Dataset excerpts
━━━━━━━━━━━━━━━━━━━━━━━━━━━━━━

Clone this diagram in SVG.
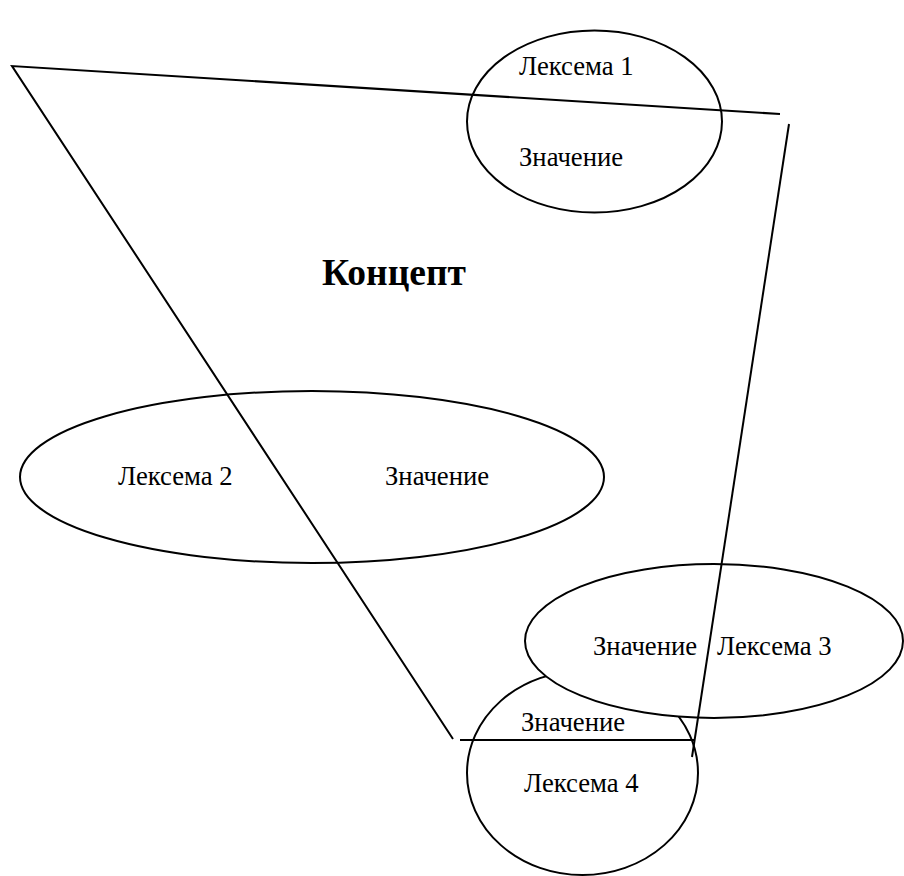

━━━━━━━━━━━━━━━━━━━━━━━━━━━━━━

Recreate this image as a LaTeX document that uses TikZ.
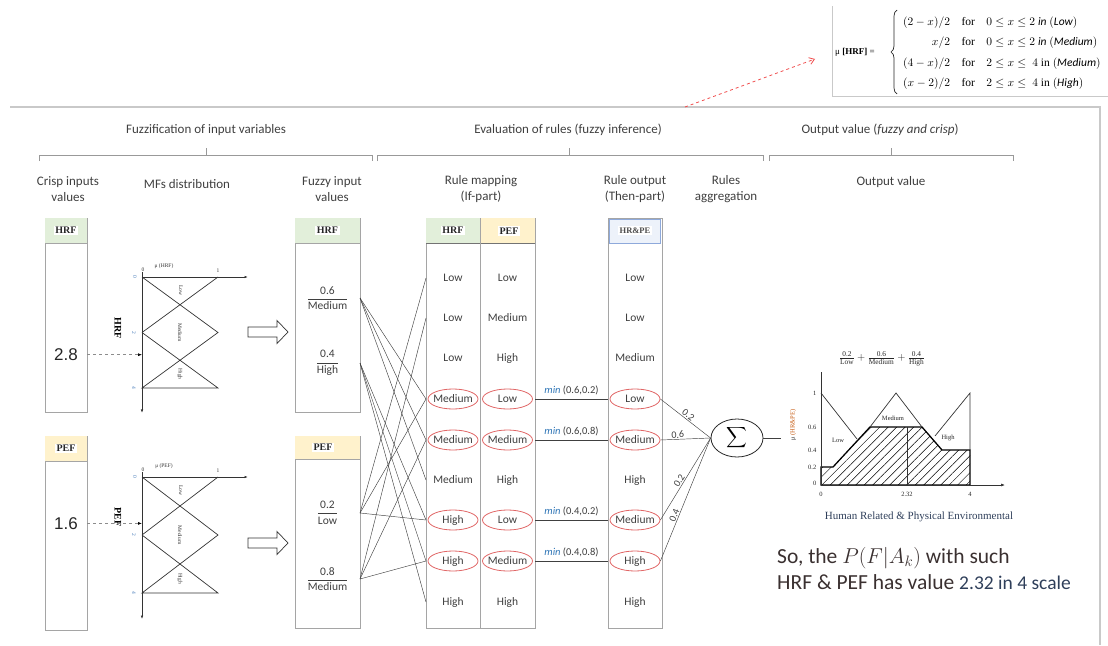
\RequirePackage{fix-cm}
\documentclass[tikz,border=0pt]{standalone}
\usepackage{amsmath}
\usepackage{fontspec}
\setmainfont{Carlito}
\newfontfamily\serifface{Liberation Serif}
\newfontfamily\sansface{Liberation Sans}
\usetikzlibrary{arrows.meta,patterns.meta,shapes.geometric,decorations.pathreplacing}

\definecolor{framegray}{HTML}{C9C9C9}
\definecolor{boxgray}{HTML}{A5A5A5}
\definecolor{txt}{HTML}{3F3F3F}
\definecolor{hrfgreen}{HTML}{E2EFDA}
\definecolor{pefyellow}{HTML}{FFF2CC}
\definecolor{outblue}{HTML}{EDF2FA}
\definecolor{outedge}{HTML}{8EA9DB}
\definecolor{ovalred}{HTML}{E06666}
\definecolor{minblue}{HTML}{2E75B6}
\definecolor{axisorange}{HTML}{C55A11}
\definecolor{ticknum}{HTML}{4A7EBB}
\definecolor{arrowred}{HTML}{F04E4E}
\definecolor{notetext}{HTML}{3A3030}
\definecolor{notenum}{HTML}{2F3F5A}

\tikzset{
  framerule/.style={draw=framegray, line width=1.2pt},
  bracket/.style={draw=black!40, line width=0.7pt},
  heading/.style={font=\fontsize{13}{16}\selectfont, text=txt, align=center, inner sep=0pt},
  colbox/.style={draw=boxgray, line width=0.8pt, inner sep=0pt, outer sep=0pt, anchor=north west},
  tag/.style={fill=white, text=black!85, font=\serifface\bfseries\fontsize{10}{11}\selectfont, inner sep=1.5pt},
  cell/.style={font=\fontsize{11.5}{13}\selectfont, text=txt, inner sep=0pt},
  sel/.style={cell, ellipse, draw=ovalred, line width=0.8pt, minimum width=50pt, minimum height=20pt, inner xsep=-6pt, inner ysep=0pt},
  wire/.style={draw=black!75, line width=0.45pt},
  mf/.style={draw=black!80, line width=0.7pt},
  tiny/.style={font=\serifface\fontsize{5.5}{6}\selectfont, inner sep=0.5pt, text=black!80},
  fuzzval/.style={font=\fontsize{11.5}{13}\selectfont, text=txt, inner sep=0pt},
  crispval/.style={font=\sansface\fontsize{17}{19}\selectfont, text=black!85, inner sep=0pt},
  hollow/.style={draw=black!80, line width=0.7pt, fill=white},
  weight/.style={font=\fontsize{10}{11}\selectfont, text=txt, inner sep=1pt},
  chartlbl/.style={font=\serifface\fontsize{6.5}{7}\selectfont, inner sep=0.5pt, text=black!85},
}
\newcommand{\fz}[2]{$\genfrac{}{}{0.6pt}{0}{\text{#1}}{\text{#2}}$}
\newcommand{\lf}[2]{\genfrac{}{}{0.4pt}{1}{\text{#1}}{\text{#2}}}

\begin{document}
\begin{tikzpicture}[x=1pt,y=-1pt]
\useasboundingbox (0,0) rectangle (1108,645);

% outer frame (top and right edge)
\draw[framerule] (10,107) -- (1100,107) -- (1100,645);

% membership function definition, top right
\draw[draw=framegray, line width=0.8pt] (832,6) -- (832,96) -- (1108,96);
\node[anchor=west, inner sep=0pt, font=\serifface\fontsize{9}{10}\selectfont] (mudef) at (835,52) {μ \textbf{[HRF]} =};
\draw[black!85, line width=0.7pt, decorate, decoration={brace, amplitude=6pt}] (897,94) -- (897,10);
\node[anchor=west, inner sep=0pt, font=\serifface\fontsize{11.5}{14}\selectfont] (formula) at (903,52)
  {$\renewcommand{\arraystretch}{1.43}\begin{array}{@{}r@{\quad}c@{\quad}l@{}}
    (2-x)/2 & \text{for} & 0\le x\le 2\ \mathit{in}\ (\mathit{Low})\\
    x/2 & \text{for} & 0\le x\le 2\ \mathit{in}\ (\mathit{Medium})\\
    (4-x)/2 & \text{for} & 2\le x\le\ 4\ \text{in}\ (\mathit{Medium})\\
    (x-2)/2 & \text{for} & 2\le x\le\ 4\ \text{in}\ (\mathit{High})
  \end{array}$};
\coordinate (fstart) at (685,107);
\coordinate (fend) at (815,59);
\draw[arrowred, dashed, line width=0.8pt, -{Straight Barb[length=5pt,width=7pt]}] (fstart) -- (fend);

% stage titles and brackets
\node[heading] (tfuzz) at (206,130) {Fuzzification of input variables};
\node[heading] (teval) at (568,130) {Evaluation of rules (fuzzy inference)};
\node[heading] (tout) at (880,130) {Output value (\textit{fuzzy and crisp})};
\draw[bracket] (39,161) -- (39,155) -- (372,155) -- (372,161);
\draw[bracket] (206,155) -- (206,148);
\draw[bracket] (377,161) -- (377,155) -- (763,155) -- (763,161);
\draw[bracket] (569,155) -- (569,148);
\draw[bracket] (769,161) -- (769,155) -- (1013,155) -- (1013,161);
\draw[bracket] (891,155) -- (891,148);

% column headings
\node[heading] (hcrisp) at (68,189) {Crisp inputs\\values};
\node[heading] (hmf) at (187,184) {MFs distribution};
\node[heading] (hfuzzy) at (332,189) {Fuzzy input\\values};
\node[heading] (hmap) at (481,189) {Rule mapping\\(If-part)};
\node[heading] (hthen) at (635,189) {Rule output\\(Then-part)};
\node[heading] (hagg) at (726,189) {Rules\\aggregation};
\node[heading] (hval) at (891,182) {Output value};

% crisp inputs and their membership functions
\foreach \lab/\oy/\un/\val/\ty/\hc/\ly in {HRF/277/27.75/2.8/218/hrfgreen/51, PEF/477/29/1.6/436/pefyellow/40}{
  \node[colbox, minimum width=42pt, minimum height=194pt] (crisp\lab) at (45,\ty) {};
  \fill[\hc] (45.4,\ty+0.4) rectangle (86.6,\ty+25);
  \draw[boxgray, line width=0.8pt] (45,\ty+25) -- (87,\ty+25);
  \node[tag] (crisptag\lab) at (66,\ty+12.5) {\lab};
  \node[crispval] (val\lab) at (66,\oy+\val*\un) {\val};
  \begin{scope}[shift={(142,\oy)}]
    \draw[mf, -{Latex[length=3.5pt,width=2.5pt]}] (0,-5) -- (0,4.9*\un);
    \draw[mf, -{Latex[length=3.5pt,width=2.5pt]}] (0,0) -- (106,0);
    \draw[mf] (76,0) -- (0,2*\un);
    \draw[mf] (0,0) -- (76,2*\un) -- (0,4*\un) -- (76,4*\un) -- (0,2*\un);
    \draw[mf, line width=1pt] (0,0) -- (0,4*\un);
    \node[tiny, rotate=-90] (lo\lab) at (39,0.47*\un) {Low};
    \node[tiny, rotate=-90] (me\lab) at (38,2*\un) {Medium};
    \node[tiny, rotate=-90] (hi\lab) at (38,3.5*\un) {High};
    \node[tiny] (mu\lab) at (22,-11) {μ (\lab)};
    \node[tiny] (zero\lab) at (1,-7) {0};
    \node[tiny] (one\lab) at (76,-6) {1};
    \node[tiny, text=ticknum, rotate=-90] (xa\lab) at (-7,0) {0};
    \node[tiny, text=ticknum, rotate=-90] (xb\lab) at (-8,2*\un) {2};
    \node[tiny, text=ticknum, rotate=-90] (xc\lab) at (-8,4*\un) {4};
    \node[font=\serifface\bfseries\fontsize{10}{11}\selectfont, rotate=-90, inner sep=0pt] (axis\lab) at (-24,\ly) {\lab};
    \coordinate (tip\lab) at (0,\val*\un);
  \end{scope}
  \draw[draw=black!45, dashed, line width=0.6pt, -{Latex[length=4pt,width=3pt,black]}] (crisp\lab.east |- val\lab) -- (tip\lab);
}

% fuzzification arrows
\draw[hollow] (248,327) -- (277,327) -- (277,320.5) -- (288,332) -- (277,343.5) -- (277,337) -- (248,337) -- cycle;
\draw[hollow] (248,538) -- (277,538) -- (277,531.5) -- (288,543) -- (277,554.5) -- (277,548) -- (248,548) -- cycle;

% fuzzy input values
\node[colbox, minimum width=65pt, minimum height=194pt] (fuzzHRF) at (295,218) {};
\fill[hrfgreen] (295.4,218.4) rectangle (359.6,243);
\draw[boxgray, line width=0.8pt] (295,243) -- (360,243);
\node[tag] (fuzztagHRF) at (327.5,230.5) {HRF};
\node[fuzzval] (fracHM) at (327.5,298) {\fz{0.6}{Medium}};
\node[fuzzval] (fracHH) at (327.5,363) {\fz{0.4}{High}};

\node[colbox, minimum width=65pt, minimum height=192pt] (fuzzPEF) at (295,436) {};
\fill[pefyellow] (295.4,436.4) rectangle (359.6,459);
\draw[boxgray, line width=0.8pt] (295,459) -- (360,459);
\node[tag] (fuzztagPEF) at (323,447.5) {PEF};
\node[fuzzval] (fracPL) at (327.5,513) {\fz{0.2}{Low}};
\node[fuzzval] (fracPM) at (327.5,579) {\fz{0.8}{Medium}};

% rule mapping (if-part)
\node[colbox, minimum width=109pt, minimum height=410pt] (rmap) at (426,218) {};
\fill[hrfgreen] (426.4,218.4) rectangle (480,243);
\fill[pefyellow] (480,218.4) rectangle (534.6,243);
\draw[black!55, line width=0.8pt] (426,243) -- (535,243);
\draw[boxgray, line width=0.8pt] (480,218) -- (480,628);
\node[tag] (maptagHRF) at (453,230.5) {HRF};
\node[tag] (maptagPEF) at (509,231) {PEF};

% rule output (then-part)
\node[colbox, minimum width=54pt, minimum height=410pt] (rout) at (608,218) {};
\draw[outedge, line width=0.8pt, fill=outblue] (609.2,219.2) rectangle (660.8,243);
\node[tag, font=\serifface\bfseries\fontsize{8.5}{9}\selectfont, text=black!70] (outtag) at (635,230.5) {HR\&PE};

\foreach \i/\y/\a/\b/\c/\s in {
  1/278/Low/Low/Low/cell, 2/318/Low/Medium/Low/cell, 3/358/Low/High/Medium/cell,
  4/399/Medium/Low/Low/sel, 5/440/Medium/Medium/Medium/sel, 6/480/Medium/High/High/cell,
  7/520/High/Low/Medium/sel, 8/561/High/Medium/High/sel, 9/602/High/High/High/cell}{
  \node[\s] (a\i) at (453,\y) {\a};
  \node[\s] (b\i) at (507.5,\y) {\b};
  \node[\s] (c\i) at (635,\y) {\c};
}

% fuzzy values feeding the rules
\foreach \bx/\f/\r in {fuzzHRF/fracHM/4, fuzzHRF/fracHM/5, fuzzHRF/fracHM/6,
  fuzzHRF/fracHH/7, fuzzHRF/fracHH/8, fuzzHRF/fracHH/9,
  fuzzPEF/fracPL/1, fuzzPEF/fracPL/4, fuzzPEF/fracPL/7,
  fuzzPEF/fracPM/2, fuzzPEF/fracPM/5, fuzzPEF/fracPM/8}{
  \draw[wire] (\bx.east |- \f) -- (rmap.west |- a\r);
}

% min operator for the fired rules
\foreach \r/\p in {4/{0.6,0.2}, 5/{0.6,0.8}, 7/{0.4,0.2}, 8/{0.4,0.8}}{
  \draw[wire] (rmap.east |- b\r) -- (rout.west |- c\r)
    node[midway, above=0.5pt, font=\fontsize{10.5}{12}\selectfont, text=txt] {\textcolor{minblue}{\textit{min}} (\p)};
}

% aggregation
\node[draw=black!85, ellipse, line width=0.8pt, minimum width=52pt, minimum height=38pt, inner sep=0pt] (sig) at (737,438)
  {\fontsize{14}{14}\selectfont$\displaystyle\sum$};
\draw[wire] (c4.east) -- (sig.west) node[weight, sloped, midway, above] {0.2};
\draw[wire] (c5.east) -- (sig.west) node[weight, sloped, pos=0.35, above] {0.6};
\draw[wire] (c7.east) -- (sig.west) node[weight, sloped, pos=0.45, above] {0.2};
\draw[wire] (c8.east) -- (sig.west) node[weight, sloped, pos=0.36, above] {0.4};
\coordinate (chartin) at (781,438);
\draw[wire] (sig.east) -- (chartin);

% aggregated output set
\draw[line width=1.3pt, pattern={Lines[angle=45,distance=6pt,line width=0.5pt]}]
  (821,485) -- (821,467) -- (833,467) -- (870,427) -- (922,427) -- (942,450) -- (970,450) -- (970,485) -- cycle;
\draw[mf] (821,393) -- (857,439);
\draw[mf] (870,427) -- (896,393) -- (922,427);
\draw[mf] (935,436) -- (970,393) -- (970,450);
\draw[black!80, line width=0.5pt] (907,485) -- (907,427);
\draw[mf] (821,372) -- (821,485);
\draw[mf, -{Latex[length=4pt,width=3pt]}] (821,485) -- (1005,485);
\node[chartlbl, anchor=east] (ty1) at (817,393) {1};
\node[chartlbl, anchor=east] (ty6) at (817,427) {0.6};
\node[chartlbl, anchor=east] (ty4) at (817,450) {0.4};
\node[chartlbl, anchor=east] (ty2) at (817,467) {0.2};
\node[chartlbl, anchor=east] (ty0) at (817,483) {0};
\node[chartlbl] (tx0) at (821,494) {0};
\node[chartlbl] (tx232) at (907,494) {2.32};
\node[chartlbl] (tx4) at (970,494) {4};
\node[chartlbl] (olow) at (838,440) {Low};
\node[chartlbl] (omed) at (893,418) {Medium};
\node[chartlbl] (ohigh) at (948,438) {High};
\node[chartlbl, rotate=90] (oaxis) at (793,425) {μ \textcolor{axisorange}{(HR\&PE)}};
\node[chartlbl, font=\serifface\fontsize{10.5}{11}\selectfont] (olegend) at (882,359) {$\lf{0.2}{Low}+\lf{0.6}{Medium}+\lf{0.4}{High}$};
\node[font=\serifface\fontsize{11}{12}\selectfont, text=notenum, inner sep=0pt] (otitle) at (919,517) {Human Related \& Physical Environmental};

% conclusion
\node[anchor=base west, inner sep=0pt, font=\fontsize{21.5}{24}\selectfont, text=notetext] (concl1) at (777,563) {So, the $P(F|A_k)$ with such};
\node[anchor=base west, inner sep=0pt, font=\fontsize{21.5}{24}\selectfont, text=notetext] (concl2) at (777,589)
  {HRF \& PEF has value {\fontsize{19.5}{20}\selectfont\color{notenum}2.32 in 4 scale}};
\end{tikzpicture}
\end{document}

━━━━━━━━━━━━━━━━━━━━━━━━━━━━━━

What to do
Each line holding the word "this" counts once; report the total and nothing else.

Answer to the exercise
2